↓

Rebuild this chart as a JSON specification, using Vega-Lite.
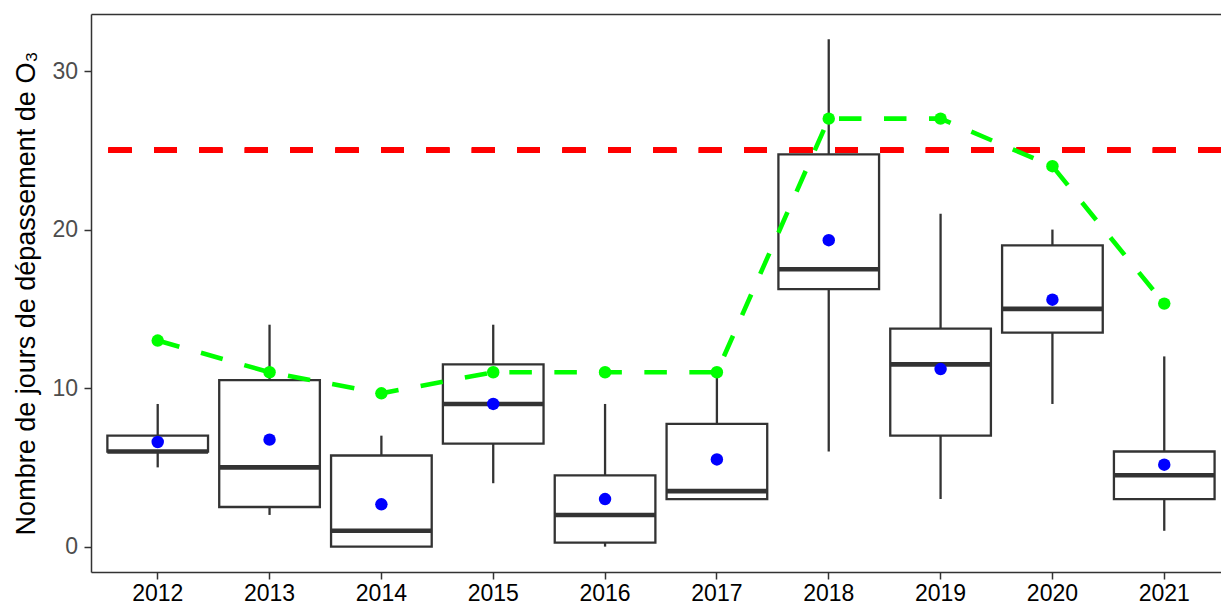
{
  "$schema": "https://vega.github.io/schema/vega-lite/v6.json",
  "autosize": {"type": "none"},
  "padding": {"left": 91, "top": 14, "right": 0, "bottom": 32},
  "width": 1130,
  "height": 558,
  "background": "white",
  "config": {
    "font": "Liberation Sans",
    "view": {"stroke": null}
  },
  "data": {
    "values": [
      {"year": "2012", "lo": 5, "q1": 6, "med": 6, "q3": 7, "hi": 9, "mean": 6.6, "seuil3ans": 13},
      {"year": "2013", "lo": 2, "q1": 2.5, "med": 5, "q3": 10.5, "hi": 14, "mean": 6.75, "seuil3ans": 11},
      {"year": "2014", "lo": 0, "q1": 0, "med": 1, "q3": 5.75, "hi": 7, "mean": 2.67, "seuil3ans": 9.67},
      {"year": "2015", "lo": 4, "q1": 6.5, "med": 9, "q3": 11.5, "hi": 14, "mean": 9, "seuil3ans": 11},
      {"year": "2016", "lo": 0, "q1": 0.25, "med": 2, "q3": 4.5, "hi": 9, "mean": 3, "seuil3ans": 11},
      {"year": "2017", "lo": 3, "q1": 3, "med": 3.5, "q3": 7.75, "hi": 11, "mean": 5.5, "seuil3ans": 11},
      {"year": "2018", "lo": 6, "q1": 16.25, "med": 17.5, "q3": 24.75, "hi": 32, "mean": 19.33, "seuil3ans": 27},
      {"year": "2019", "lo": 3, "q1": 7, "med": 11.5, "q3": 13.75, "hi": 21, "mean": 11.2, "seuil3ans": 27},
      {"year": "2020", "lo": 9, "q1": 13.5, "med": 15, "q3": 19, "hi": 20, "mean": 15.58, "seuil3ans": 24},
      {"year": "2021", "lo": 1, "q1": 3, "med": 4.5, "q3": 6, "hi": 12, "mean": 5.17, "seuil3ans": 15.33}
    ]
  },
  "resolve": {"axis": {"x": "independent"}},
  "layer": [
    {
      "mark": {"type": "rule", "color": "#333333", "strokeWidth": 2.3},
      "encoding": {
        "x": {
          "field": "year", "type": "nominal",
          "scale": {"type": "band", "paddingInner": 0, "paddingOuter": 0.0519, "align": 0.929},
          "axis": {
            "title": null, "labelAngle": 0, "labelFontSize": 23, "labelColor": "black",
            "tickSize": 7, "tickColor": "#333333", "tickWidth": 1.5,
            "domainColor": "#333333", "domainWidth": 1.5, "labelPadding": 3
          }
        },
        "y": {
          "field": "lo", "type": "quantitative",
          "scale": {"domain": [-1.6, 33.6], "nice": false, "zero": false},
          "axis": {
            "title": "Nombre de jours de dépassement de O₃",
            "titleFontSize": 27, "titleFontWeight": "normal", "titleColor": "black", "titlePadding": 11,
            "labelFontSize": 23, "labelColor": "#4D4D4D", "labelPadding": 6.5,
            "tickSize": 7, "tickColor": "#333333", "tickWidth": 1.5,
            "domainColor": "#333333", "domainWidth": 1.5,
            "grid": false, "values": [0, 10, 20, 30]
          }
        },
        "y2": {"field": "hi"}
      }
    },
    {
      "mark": {"type": "bar", "fill": "white", "stroke": "#333333", "strokeWidth": 2.3, "width": {"band": 0.9}},
      "encoding": {
        "x": {"field": "year", "type": "nominal", "axis": null},
        "y": {"field": "q1", "type": "quantitative"},
        "y2": {"field": "q3"}
      }
    },
    {
      "mark": {"type": "tick", "color": "#333333", "size": 100.7, "thickness": 4.6, "opacity": 1},
      "encoding": {
        "x": {"field": "year", "type": "nominal", "axis": null},
        "y": {"field": "med", "type": "quantitative"}
      }
    },
    {
      "mark": {"type": "rule", "color": "#FF0000", "strokeWidth": 5.5, "strokeDash": [22.7, 22.7]},
      "encoding": {
        "y": {"datum": 25}
      }
    },
    {
      "mark": {"type": "line", "color": "#00FF00", "strokeWidth": 4.6, "strokeDash": [22.5, 22.5]},
      "encoding": {
        "x": {
          "field": "year", "type": "nominal",
          "axis": {"orient": "top", "title": null, "labels": false, "ticks": false, "domainColor": "#333333", "domainWidth": 1.5}
        },
        "y": {"field": "seuil3ans", "type": "quantitative"}
      }
    },
    {
      "mark": {"type": "point", "filled": true, "color": "#00FF00", "size": 155, "opacity": 1},
      "encoding": {
        "x": {"field": "year", "type": "nominal", "axis": null},
        "y": {"field": "seuil3ans", "type": "quantitative"}
      }
    },
    {
      "mark": {"type": "point", "filled": true, "color": "#0000FF", "size": 155, "opacity": 1},
      "encoding": {
        "x": {"field": "year", "type": "nominal", "axis": null},
        "y": {"field": "mean", "type": "quantitative"}
      }
    }
  ]
}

↑

• **What this task involves**: Go through the listing above and write it out again exactly, dropping the pictures.

• **Worked solution**:
Rebuild this chart as a JSON specification, using Vega-Lite.
{
  "$schema": "https://vega.github.io/schema/vega-lite/v6.json",
  "autosize": {"type": "none"},
  "padding": {"left": 91, "top": 14, "right": 0, "bottom": 32},
  "width": 1130,
  "height": 558,
  "background": "white",
  "config": {
    "font": "Liberation Sans",
    "view": {"stroke": null}
  },
  "data": {
    "values": [
      {"year": "2012", "lo": 5, "q1": 6, "med": 6, "q3": 7, "hi": 9, "mean": 6.6, "seuil3ans": 13},
      {"year": "2013", "lo": 2, "q1": 2.5, "med": 5, "q3": 10.5, "hi": 14, "mean": 6.75, "seuil3ans": 11},
      {"year": "2014", "lo": 0, "q1": 0, "med": 1, "q3": 5.75, "hi": 7, "mean": 2.67, "seuil3ans": 9.67},
      {"year": "2015", "lo": 4, "q1": 6.5, "med": 9, "q3": 11.5, "hi": 14, "mean": 9, "seuil3ans": 11},
      {"year": "2016", "lo": 0, "q1": 0.25, "med": 2, "q3": 4.5, "hi": 9, "mean": 3, "seuil3ans": 11},
      {"year": "2017", "lo": 3, "q1": 3, "med": 3.5, "q3": 7.75, "hi": 11, "mean": 5.5, "seuil3ans": 11},
      {"year": "2018", "lo": 6, "q1": 16.25, "med": 17.5, "q3": 24.75, "hi": 32, "mean": 19.33, "seuil3ans": 27},
      {"year": "2019", "lo": 3, "q1": 7, "med": 11.5, "q3": 13.75, "hi": 21, "mean": 11.2, "seuil3ans": 27},
      {"year": "2020", "lo": 9, "q1": 13.5, "med": 15, "q3": 19, "hi": 20, "mean": 15.58, "seuil3ans": 24},
      {"year": "2021", "lo": 1, "q1": 3, "med": 4.5, "q3": 6, "hi": 12, "mean": 5.17, "seuil3ans": 15.33}
    ]
  },
  "resolve": {"axis": {"x": "independent"}},
  "layer": [
    {
      "mark": {"type": "rule", "color": "#333333", "strokeWidth": 2.3},
      "encoding": {
        "x": {
          "field": "year", "type": "nominal",
          "scale": {"type": "band", "paddingInner": 0, "paddingOuter": 0.0519, "align": 0.929},
          "axis": {
            "title": null, "labelAngle": 0, "labelFontSize": 23, "labelColor": "black",
            "tickSize": 7, "tickColor": "#333333", "tickWidth": 1.5,
            "domainColor": "#333333", "domainWidth": 1.5, "labelPadding": 3
          }
        },
        "y": {
          "field": "lo", "type": "quantitative",
          "scale": {"domain": [-1.6, 33.6], "nice": false, "zero": false},
          "axis": {
            "title": "Nombre de jours de dépassement de O₃",
            "titleFontSize": 27, "titleFontWeight": "normal", "titleColor": "black", "titlePadding": 11,
            "labelFontSize": 23, "labelColor": "#4D4D4D", "labelPadding": 6.5,
            "tickSize": 7, "tickColor": "#333333", "tickWidth": 1.5,
            "domainColor": "#333333", "domainWidth": 1.5,
            "grid": false, "values": [0, 10, 20, 30]
          }
        },
        "y2": {"field": "hi"}
      }
    },
    {
      "mark": {"type": "bar", "fill": "white", "stroke": "#333333", "strokeWidth": 2.3, "width": {"band": 0.9}},
      "encoding": {
        "x": {"field": "year", "type": "nominal", "axis": null},
        "y": {"field": "q1", "type": "quantitative"},
        "y2": {"field": "q3"}
      }
    },
    {
      "mark": {"type": "tick", "color": "#333333", "size": 100.7, "thickness": 4.6, "opacity": 1},
      "encoding": {
        "x": {"field": "year", "type": "nominal", "axis": null},
        "y": {"field": "med", "type": "quantitative"}
      }
    },
    {
      "mark": {"type": "rule", "color": "#FF0000", "strokeWidth": 5.5, "strokeDash": [22.7, 22.7]},
      "encoding": {
        "y": {"datum": 25}
      }
    },
    {
      "mark": {"type": "line", "color": "#00FF00", "strokeWidth": 4.6, "strokeDash": [22.5, 22.5]},
      "encoding": {
        "x": {
          "field": "year", "type": "nominal",
          "axis": {"orient": "top", "title": null, "labels": false, "ticks": false, "domainColor": "#333333", "domainWidth": 1.5}
        },
        "y": {"field": "seuil3ans", "type": "quantitative"}
      }
    },
    {
      "mark": {"type": "point", "filled": true, "color": "#00FF00", "size": 155, "opacity": 1},
      "encoding": {
        "x": {"field": "year", "type": "nominal", "axis": null},
        "y": {"field": "seuil3ans", "type": "quantitative"}
      }
    },
    {
      "mark": {"type": "point", "filled": true, "color": "#0000FF", "size": 155, "opacity": 1},
      "encoding": {
        "x": {"field": "year", "type": "nominal", "axis": null},
        "y": {"field": "mean", "type": "quantitative"}
      }
    }
  ]
}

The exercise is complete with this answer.